◆ **INSTRUCTIONS FOR THE TASK**
Write out again exactly the lines from the one containing "Rebuild this chart" through the one containing "275, 258, 242, 228, 214, 195, 177]", both included, and omit the pictures.

◆ **EXTRACTED ENTRIES**
○ ○ ○ ○ ○ ○ ○

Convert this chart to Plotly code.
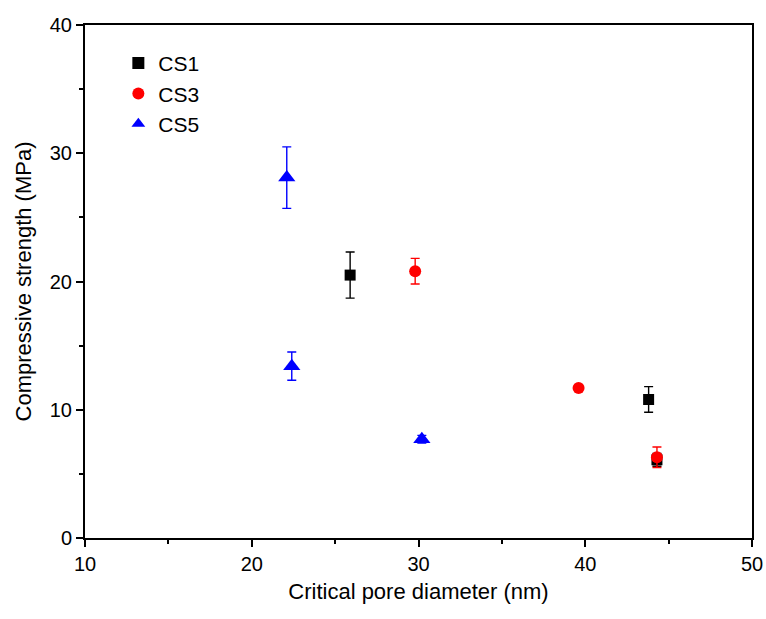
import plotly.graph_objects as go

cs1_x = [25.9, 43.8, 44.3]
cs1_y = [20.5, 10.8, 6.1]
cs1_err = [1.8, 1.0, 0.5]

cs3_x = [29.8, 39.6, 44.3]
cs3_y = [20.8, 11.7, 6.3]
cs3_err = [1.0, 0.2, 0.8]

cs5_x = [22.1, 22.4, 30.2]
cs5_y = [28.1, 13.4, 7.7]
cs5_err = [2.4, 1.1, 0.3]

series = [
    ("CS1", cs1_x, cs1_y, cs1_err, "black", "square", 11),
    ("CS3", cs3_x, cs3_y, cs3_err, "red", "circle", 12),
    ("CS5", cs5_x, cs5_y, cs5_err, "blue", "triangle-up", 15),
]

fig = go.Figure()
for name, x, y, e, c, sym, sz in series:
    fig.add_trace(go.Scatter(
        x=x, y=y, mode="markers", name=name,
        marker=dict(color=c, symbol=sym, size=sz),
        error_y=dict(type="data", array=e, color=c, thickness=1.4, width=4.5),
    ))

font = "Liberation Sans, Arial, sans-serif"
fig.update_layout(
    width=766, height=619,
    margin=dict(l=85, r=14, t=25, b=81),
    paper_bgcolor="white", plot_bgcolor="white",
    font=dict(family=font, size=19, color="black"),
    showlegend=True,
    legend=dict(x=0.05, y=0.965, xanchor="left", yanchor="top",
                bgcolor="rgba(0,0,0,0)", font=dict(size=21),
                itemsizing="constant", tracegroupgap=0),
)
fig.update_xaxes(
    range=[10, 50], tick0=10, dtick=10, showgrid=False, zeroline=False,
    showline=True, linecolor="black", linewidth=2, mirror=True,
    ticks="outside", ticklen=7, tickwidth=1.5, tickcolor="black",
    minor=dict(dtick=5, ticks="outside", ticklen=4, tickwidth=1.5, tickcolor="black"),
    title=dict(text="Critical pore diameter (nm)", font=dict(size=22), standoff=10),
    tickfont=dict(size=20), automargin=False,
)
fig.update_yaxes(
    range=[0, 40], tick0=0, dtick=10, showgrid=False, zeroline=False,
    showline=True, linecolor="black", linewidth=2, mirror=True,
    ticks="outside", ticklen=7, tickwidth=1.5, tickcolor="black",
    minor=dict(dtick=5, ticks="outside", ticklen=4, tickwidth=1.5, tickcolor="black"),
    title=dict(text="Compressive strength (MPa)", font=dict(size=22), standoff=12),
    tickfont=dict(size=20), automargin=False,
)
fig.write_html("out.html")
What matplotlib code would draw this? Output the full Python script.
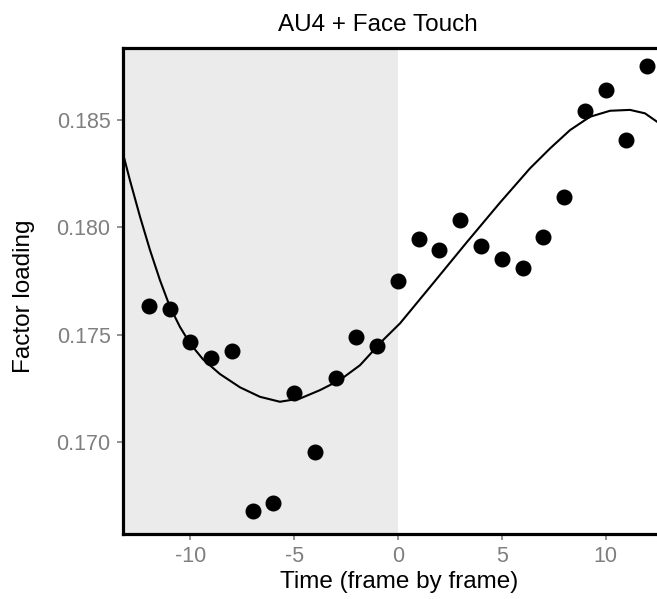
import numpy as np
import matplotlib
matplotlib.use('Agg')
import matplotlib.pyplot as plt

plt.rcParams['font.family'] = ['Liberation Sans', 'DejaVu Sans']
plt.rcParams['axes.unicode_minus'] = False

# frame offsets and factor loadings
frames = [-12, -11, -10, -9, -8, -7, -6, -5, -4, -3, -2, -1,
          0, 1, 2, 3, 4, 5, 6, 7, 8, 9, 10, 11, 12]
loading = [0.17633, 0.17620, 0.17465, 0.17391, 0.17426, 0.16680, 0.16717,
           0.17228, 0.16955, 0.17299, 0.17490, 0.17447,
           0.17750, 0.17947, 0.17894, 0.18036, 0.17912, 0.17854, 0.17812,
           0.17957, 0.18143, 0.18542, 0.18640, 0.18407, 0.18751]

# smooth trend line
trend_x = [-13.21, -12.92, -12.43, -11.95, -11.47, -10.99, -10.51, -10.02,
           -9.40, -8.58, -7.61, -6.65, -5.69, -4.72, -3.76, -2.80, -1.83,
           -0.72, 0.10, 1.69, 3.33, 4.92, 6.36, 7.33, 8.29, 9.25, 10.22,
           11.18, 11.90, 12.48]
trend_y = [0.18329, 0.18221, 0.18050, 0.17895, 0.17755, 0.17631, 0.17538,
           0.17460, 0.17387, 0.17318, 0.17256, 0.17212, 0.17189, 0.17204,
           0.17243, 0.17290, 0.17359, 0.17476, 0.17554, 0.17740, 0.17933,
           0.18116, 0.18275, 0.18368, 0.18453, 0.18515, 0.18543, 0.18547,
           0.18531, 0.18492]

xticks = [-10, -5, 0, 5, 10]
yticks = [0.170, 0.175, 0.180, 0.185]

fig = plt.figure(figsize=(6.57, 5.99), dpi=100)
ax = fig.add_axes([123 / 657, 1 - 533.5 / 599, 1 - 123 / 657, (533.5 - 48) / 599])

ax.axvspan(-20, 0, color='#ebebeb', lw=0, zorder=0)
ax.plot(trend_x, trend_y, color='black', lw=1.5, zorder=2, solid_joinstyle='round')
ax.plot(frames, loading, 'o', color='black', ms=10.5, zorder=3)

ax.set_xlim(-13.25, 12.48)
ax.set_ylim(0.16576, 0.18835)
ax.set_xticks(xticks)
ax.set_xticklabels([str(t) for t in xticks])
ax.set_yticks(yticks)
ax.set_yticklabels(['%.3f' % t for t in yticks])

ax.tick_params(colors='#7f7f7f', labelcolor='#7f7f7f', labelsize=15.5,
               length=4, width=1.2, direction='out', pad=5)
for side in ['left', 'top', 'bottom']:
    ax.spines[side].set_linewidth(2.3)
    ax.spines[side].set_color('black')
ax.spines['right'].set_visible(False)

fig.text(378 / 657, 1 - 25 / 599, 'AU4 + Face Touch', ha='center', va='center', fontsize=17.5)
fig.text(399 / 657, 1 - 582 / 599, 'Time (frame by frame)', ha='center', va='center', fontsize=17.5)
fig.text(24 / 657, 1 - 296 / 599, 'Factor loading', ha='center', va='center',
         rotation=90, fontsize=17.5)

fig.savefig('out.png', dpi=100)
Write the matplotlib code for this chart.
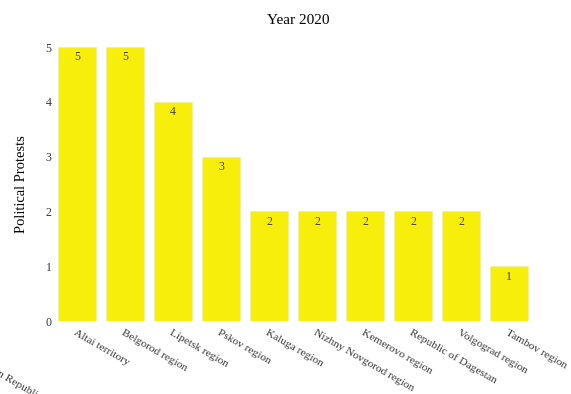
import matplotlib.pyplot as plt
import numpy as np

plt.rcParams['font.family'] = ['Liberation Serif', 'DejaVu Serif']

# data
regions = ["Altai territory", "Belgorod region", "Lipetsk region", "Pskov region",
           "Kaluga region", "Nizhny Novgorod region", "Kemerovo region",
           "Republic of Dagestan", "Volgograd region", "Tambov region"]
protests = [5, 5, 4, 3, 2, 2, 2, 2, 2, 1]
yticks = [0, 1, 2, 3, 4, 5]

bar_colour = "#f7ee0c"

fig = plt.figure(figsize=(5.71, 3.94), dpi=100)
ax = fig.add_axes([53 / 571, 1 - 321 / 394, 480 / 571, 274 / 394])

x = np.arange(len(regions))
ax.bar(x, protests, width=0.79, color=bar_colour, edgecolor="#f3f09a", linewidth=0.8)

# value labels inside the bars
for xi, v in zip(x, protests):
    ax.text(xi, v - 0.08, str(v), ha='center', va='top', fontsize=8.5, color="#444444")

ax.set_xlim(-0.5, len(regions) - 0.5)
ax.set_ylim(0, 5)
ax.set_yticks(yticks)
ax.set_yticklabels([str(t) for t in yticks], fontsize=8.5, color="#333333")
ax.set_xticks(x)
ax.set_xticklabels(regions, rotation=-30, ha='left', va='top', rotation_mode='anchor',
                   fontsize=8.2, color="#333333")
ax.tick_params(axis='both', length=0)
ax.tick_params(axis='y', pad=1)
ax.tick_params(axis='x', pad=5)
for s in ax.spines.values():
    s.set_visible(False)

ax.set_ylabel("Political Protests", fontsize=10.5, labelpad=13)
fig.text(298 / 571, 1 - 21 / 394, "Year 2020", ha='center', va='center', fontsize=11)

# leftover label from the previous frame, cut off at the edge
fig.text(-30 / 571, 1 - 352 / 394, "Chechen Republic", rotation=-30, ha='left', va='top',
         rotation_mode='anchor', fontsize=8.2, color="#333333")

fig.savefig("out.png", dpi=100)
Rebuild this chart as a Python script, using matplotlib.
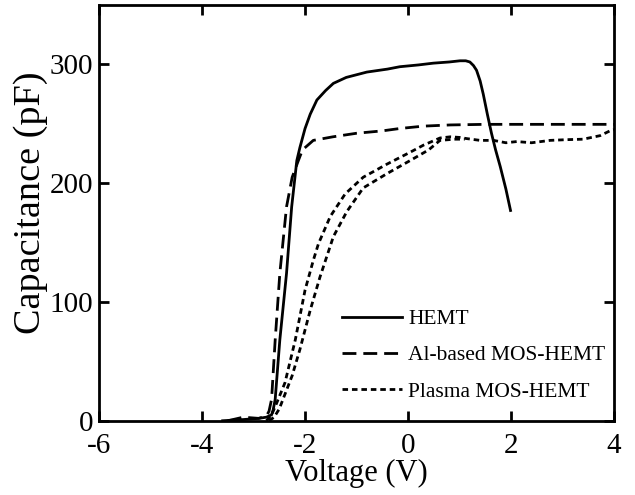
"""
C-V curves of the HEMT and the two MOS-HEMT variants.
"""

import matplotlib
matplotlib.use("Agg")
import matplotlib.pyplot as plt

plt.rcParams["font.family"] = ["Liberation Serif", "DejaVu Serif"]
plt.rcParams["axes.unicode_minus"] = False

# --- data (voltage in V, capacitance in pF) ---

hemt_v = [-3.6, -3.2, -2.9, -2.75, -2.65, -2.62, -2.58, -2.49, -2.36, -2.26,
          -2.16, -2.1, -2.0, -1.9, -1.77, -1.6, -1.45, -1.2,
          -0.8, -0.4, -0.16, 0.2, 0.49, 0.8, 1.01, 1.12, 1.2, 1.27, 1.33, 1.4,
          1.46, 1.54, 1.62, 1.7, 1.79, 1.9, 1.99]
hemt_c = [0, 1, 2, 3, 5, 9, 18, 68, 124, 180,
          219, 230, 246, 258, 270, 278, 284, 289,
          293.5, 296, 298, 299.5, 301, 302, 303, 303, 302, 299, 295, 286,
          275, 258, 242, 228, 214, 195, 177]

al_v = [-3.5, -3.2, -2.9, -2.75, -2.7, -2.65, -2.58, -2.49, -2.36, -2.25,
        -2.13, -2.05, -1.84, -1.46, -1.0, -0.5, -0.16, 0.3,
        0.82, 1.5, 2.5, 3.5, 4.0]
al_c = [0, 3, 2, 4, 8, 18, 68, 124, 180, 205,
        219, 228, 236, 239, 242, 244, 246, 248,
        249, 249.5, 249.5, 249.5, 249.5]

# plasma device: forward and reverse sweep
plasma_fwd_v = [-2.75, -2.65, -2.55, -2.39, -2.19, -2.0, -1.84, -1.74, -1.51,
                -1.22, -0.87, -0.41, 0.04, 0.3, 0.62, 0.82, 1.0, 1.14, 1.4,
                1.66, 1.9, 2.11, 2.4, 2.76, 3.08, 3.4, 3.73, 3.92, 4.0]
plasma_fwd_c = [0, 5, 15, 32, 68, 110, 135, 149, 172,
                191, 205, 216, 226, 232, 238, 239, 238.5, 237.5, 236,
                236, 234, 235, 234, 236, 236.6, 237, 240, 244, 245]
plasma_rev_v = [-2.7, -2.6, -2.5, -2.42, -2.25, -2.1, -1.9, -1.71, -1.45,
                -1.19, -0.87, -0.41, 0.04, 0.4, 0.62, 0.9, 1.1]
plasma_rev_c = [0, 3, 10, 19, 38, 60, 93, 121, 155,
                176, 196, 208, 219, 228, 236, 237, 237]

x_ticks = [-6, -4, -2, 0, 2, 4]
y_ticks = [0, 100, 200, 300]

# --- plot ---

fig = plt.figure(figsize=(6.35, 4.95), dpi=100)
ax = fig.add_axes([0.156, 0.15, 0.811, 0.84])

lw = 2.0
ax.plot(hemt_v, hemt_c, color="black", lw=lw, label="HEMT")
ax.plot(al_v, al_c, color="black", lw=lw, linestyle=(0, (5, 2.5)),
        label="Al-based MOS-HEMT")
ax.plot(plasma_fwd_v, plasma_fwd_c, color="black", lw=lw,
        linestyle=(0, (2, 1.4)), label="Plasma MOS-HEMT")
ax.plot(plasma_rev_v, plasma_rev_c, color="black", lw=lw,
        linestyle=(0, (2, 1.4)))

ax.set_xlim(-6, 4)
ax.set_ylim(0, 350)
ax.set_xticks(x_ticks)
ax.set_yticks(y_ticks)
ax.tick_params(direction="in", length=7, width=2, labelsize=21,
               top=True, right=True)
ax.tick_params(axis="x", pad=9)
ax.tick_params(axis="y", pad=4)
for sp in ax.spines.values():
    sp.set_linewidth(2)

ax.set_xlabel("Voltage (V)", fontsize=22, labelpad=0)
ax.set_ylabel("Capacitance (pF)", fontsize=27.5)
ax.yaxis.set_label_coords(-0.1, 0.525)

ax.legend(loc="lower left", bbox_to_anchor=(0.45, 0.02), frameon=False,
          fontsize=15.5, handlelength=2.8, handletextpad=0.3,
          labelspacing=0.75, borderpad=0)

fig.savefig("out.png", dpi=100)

○ ○ ○ ○ ○ ○ ○

◆ **ANSWER TO THE EXERCISE**
Rebuild this chart as a Python script, using matplotlib.
"""
C-V curves of the HEMT and the two MOS-HEMT variants.
"""

import matplotlib
matplotlib.use("Agg")
import matplotlib.pyplot as plt

plt.rcParams["font.family"] = ["Liberation Serif", "DejaVu Serif"]
plt.rcParams["axes.unicode_minus"] = False

# --- data (voltage in V, capacitance in pF) ---

hemt_v = [-3.6, -3.2, -2.9, -2.75, -2.65, -2.62, -2.58, -2.49, -2.36, -2.26,
          -2.16, -2.1, -2.0, -1.9, -1.77, -1.6, -1.45, -1.2,
          -0.8, -0.4, -0.16, 0.2, 0.49, 0.8, 1.01, 1.12, 1.2, 1.27, 1.33, 1.4,
          1.46, 1.54, 1.62, 1.7, 1.79, 1.9, 1.99]
hemt_c = [0, 1, 2, 3, 5, 9, 18, 68, 124, 180,
          219, 230, 246, 258, 270, 278, 284, 289,
          293.5, 296, 298, 299.5, 301, 302, 303, 303, 302, 299, 295, 286,
          275, 258, 242, 228, 214, 195, 177]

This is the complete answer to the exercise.